## To be done
Keep pictures out. Copy exactly the lines from the one containing "Rebuild this chart" to the one containing "grid_ticks = [0, 1, 2, 3, 4, 5, 6]", endpoints included.

## Raw data

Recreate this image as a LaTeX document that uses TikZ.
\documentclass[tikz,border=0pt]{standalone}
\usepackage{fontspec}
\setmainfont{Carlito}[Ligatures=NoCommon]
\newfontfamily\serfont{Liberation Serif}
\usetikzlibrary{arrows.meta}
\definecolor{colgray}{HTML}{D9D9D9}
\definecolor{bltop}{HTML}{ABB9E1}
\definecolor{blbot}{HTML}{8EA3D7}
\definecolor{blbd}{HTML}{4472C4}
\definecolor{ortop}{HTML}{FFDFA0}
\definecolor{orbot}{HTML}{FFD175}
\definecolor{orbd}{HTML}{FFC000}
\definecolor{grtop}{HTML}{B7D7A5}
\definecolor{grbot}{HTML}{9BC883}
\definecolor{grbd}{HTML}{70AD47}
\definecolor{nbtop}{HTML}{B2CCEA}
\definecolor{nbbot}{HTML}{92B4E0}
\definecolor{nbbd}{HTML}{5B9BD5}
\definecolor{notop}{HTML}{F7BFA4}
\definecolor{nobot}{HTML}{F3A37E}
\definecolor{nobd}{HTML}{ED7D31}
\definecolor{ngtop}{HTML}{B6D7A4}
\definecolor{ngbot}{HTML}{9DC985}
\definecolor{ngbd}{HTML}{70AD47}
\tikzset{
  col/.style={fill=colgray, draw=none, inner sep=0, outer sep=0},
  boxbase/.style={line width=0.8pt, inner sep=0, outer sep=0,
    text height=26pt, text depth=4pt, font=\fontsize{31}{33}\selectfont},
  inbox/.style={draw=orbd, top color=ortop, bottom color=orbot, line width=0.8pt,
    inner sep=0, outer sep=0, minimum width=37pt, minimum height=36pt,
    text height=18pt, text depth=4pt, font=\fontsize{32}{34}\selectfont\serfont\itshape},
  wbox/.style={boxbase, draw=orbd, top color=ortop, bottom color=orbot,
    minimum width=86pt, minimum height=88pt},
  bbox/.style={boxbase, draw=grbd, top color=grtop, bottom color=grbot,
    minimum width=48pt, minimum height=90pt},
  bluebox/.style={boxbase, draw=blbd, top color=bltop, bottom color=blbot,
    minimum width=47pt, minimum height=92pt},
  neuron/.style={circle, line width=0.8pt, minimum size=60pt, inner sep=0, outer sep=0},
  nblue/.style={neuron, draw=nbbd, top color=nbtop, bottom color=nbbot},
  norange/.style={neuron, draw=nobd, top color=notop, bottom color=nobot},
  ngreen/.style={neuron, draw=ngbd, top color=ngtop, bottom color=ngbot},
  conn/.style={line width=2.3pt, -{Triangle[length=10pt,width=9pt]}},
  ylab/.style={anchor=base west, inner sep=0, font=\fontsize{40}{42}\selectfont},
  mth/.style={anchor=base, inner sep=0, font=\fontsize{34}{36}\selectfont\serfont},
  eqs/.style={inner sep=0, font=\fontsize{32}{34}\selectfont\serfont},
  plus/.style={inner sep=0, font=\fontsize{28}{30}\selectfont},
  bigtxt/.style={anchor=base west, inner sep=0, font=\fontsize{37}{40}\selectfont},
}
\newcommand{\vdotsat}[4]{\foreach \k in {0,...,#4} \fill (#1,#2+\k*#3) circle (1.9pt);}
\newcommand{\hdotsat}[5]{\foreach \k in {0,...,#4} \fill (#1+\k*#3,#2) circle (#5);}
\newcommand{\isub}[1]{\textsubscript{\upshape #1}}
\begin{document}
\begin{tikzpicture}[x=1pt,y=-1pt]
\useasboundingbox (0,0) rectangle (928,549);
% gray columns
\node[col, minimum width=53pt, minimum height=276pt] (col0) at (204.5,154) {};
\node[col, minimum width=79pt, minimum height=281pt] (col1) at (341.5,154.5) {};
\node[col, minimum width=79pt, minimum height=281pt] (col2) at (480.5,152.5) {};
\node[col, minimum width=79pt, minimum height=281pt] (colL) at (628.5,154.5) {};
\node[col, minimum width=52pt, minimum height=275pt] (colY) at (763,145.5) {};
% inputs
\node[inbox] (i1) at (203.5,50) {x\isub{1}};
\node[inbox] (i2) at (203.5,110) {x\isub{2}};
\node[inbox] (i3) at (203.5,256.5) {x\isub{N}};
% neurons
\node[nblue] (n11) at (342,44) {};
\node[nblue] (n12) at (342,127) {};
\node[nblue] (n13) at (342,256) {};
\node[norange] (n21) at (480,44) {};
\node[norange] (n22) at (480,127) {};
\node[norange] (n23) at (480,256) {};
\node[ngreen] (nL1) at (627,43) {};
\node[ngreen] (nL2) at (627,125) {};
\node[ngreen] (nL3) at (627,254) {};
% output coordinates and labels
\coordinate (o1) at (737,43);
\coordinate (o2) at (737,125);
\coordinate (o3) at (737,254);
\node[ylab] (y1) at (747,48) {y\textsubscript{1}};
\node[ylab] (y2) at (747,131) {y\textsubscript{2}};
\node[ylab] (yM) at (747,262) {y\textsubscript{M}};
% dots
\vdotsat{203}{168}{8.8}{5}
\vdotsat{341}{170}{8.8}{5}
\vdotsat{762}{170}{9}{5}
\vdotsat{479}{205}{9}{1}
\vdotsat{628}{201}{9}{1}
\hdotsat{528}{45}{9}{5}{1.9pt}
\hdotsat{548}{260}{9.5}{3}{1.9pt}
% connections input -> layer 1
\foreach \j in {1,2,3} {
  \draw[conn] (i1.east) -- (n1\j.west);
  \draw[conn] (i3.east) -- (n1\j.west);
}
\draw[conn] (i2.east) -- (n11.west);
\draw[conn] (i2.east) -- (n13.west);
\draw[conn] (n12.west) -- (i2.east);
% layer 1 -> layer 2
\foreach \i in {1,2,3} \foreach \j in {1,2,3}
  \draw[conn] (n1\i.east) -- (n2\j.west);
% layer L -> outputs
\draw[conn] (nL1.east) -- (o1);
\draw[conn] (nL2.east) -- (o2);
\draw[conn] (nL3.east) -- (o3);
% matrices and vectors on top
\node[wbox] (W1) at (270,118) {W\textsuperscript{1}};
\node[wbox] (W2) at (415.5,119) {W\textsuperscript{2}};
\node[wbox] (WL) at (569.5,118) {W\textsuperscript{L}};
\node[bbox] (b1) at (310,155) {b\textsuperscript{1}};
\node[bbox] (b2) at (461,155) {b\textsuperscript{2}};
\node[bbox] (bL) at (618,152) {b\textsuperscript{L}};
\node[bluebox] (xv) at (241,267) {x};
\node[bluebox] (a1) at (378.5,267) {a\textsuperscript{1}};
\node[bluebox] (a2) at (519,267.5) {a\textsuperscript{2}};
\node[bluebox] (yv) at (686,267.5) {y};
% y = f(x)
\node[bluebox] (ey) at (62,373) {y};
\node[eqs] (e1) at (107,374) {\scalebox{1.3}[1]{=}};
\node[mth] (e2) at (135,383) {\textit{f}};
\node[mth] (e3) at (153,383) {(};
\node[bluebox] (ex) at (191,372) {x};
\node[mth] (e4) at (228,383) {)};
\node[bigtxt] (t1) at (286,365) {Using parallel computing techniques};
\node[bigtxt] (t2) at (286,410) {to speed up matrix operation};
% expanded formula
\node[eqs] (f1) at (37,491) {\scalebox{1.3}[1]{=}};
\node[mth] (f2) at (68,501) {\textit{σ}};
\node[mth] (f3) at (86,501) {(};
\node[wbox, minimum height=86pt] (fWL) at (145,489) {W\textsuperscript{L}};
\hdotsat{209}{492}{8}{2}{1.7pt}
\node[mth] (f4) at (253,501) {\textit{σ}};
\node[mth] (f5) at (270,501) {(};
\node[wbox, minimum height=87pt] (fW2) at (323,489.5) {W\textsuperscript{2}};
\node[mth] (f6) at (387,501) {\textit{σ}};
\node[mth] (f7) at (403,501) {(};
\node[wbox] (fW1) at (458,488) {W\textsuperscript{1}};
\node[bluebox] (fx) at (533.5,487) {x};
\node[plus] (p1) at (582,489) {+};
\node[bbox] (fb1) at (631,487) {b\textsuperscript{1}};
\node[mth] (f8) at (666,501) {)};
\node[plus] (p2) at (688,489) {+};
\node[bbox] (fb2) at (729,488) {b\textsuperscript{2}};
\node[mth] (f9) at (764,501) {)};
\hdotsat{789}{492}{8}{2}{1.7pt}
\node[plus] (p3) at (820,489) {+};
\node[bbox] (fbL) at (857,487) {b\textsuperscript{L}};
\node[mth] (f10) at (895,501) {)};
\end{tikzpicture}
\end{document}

--

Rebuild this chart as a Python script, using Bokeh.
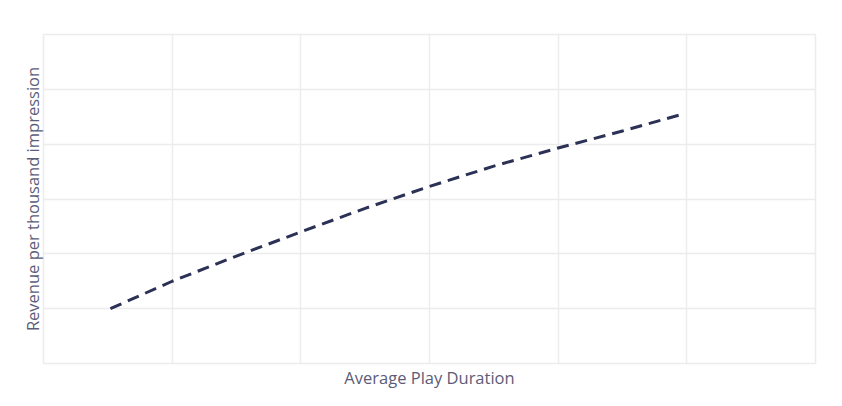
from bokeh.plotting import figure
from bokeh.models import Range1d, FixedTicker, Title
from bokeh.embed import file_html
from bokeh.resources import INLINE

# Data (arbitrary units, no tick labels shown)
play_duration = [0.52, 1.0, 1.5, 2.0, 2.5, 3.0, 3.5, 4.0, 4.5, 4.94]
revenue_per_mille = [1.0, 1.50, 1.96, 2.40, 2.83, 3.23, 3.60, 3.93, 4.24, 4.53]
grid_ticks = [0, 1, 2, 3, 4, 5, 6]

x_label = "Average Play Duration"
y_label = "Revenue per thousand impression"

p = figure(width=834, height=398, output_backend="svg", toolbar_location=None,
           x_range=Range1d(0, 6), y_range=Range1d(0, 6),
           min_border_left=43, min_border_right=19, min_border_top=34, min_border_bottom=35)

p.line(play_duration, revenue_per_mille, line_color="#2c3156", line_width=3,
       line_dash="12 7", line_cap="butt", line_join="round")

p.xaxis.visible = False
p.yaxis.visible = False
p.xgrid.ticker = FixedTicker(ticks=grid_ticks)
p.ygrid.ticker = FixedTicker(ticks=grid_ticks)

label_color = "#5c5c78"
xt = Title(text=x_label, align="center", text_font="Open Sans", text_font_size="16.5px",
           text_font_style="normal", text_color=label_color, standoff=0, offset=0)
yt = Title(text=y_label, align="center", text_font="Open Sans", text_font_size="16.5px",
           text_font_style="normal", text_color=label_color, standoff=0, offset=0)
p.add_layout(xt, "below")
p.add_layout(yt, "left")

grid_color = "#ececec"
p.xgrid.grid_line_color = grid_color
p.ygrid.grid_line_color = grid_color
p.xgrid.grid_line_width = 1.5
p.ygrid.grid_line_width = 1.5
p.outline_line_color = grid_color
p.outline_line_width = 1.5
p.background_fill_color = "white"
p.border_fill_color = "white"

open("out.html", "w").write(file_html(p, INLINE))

## Result below
Rebuild this chart as a Python script, using Bokeh.
from bokeh.plotting import figure
from bokeh.models import Range1d, FixedTicker, Title
from bokeh.embed import file_html
from bokeh.resources import INLINE

# Data (arbitrary units, no tick labels shown)
play_duration = [0.52, 1.0, 1.5, 2.0, 2.5, 3.0, 3.5, 4.0, 4.5, 4.94]
revenue_per_mille = [1.0, 1.50, 1.96, 2.40, 2.83, 3.23, 3.60, 3.93, 4.24, 4.53]
grid_ticks = [0, 1, 2, 3, 4, 5, 6]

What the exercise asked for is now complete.